PRO> Oxytocin, vegetables - India: (UP, PB) 20090717.2543 
インド政府:果実と野菜へのオキシトシンの悪用阻止 
India: government to prevent misuse of oxytocin in fruits and vegetables
 情報源:Fresh Plaza、2009年7月15日。 
ウッタルプラデシ Uttar Pradesh とパンジャブ Punjab 州の一部農家が、ウリ科やカボチャなどのサイズや重量を増す目的に、ホルモンのオキシトシン Oxytocin を使用していることがメディアの取材で明らかになった。無分別なオキシトシンの使用により一定期間以上野菜を通じて摂取された場合、健康被害が発生する可能性がある。この薬剤を農家が悪用しないよう Schedule-H drug の1つに分類し、登録された医学獣医学従事者らによる処方箋がある場合に限って販売が許されている。Gazette の報道によって、オキシトシンは 1unit blister packs ごとでしか販売できなくなっている。またすべての薬品管理当局に対して、オキシトシンの管理に関する通達が行われた。議会でも報告されている。 

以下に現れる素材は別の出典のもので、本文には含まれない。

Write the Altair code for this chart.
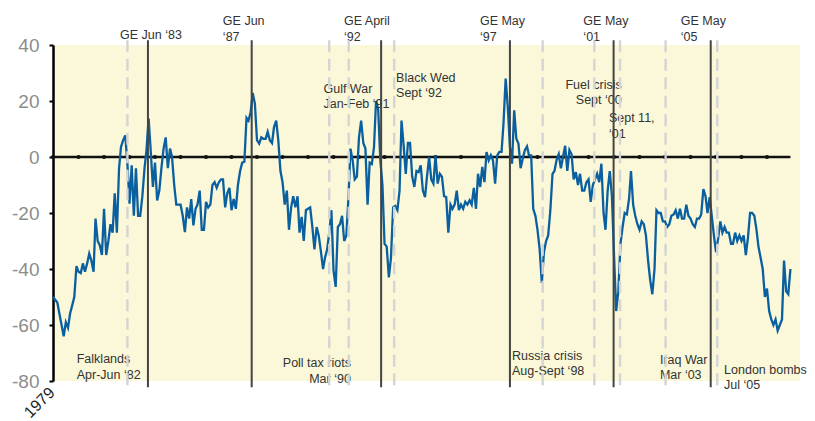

[Mod.TG- オキシトシンは下垂体後葉から分泌される短いポリペプチドホルモンであり、分娩時の子宮平滑筋の収縮を刺激し、授乳期の泌乳に関与する。"mothering instinct 母性本能" の確立にも関係することがわかっている。他の機能、特に男性において果たす役割や、精子の運動との関連性についての研究が行われている。信頼感や他人との親密性において何らかの役割を果たすと考えられており、逆に濃度が低下すると、不安感を生じると見られている。
合成されたオキシトシンには発がん性があるとの意見がある。
陣痛刺激薬 [促進剤] として有用で、薬剤は緻密に合成されているものの、このような議論は続いている。難産の状況を救う貴重なホルモン薬である。植物はオキシトシンを産生することはないようだが、この記事によると、植物の中でも果物や野菜がホルモン刺激に反応があるようである。植物の生理学的側面やホルモン剤の代謝産物が、摂取したヒトに何らかの被害を生じるかどうか不透明である。この分野は未だ研究が進んでいない。判っていることは、果実が大型化する傾向があることで、これは体内のホルモン作用によるものではない。この薬剤の代謝産物に発がん性があるか、あるいはもしかすると抑制効果があるのかもわかっていない] 

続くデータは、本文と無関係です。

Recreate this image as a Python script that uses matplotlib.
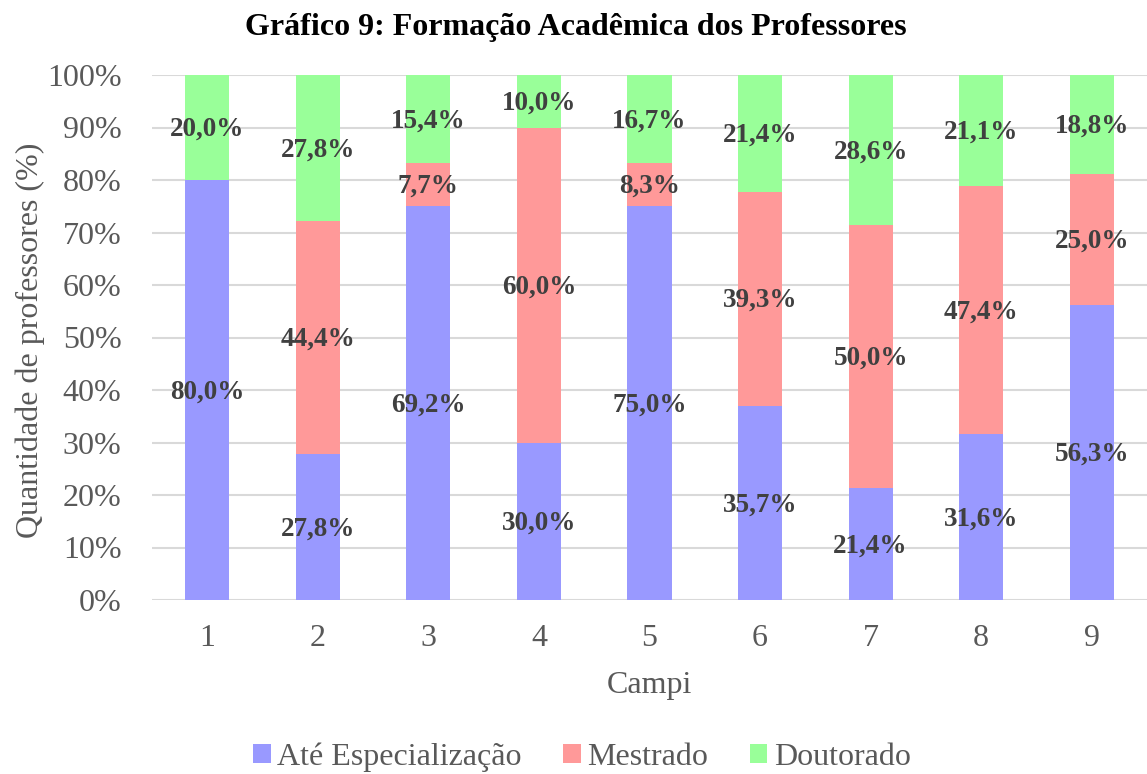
import matplotlib
matplotlib.use("Agg")
import matplotlib.pyplot as plt
import matplotlib.transforms as mtransforms
import numpy as np

campi = ["1", "2", "3", "4", "5", "6", "7", "8", "9"]
ate_especializacao = [80.0, 27.8, 69.2, 30.0, 75.0, 35.7, 21.4, 31.6, 56.3]
mestrado = [0.0, 44.4, 7.7, 60.0, 8.3, 39.3, 50.0, 47.4, 25.0]
doutorado = [20.0, 27.8, 15.4, 10.0, 16.7, 21.4, 28.6, 21.1, 18.8]
series_names = ["Até Especialização", "Mestrado", "Doutorado"]
yticks = [0, 10, 20, 30, 40, 50, 60, 70, 80, 90, 100]

colors = ["#9999FF", "#FF9999", "#99FF99"]
plt.rcParams['font.family'] = ['Liberation Serif', 'DejaVu Serif']

W, H = 1147, 774
fig = plt.figure(figsize=(W / 100, H / 100), dpi=100)
ax = fig.add_axes([152 / W, 1 - 600 / H, (W - 152) / W, 525 / H])

data = np.array([ate_especializacao, mestrado, doutorado])
totals = data.sum(axis=0)
norm = data / totals * 100
x = np.arange(1, len(campi) + 1)
label_tr = mtransforms.offset_copy(ax.transData, fig=fig, x=0, y=-1.5, units="points")
bottom = np.zeros(len(campi))
for i, name in enumerate(series_names):
    ax.bar(x, norm[i], 0.4, bottom=bottom, color=colors[i], label=name, zorder=2)
    for j in range(len(campi)):
        if data[i, j] > 0:
            ax.text(x[j], bottom[j] + norm[i, j] / 2,
                    f"{data[i, j]:.1f}%".replace(".", ","),
                    ha="center", va="center", fontsize=19.5, fontweight="bold",
                    color="#404040", zorder=3, transform=label_tr)
    bottom += norm[i]

ax.set_xlim(0.5, 9.5)
ax.set_ylim(0, 100)
ax.set_yticks(yticks)
ax.set_yticklabels([f"{t}%" for t in yticks])
ax.set_xticks(x)
ax.set_xticklabels(campi)
ax.tick_params(axis="both", length=0, labelsize=23, labelcolor="#595959")
ax.tick_params(axis="x", pad=17)
ax.tick_params(axis="y", pad=22)
ax.grid(axis="y", color="#D9D9D9", linewidth=1.5, zorder=0)
for s in ax.spines.values():
    s.set_visible(False)

ax.set_xlabel("Campi", fontsize=23, color="#595959", va="center")
ax.xaxis.set_label_coords(0.5, (600 - 685) / 525)
ax.set_ylabel("Quantidade de professores (%)", fontsize=23, color="#595959", va="center")
ax.yaxis.set_label_coords((30 - 152) / 995, (600 - 340) / 525)
fig.text(576 / W, 1 - 27 / H, "Gráfico 9: Formação Acadêmica dos Professores",
         ha="center", va="center", fontsize=23, fontweight="bold", color="black")

fig.legend(loc="center", bbox_to_anchor=(582 / W, 1 - 757 / H), ncol=3,
           frameon=False, fontsize=23, labelcolor="#595959", handlelength=0.55,
           handleheight=0.55, handletextpad=0.2, columnspacing=1.3)

fig.savefig("out.png", dpi=100)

[Mod.JW- オキシトシン処理された野菜による副作用は何も報告されていない点に注目すべきである。インドの農家が、どうして予想もつかないこの薬剤による成長促進効果を発見したのかに驚いた。この報告は、インドではウシに diclofenac を使ってウシの死骸に群がる griffon vulture ハゲタカ を殺傷していたことを思い出した(20040204.0415)。ほんのわずかの量 homeopathic quantities の使用で済むのでなければ、重量が増した分野菜の売価が上がっても、オキシトシンの費用に見合わないのではないか。さらに、なんらかのホルモンの影響が出る (累積される) には、毎日大量にカボチャを食べなければならないだろう]

● 狂犬病 米国
PRO/AH/EDR> Rabies - USA: (GA) canine 20090717.2542 
 情報源:The Herald-Gazette 、2009年7月13日
ジョージア Georgia 州検査当局は 2頭のキツネの狂犬病 Rabies 検査が陽性となったことを確認した。衛生当局は地域の住民に対して、ヒトを恐れずその動物には見られないような行動をする野生の動物には近づかないよう注意を呼びかけている。Lamar County のすべての住民らに対して、狂犬病の症状をよく理解しペットにはワクチンを接種することで家族とペットを守る対策を講じるよう呼びかけた
地図 Lamar County in central Georgia

● テンサイの病気,さび病 英国
PRO/PL> Rust, sugar beet - UK: alert 20090717.2541
 情報源:Farmers Weekly Interactive、2009年7月13日
11月第1週以降の収量増加を期待するテンサイ農家は、さび病 Rust を排除することで霜害のリスクを減らすことができる。しかし、例年より早めの対処が必要となっている。ここ数週間続いた暖かく湿った気候のため、早くもさび病の兆候が見られ始めていると述べた Broom's Barn の Mark Stevens は、例年さび病が現れるのは 8月後半から9月初めであるが、最近の気候のせいで多くの葉の病気の発生が早まっているとコメントした
[Mod.DHA- Sugar beet rust の原因は、真菌の _Uromyces beticola_(旧名_Uromyces betae_) で、sugar beet テンサイ, beetroot, spinach beet, mangolds,wild beet や、同じ属の他品種を含めたthe genus Beta vulgaris_ and subspecies に感染する (_Beta_ species taxonomy [分類] はいまだはっきりしていない)。]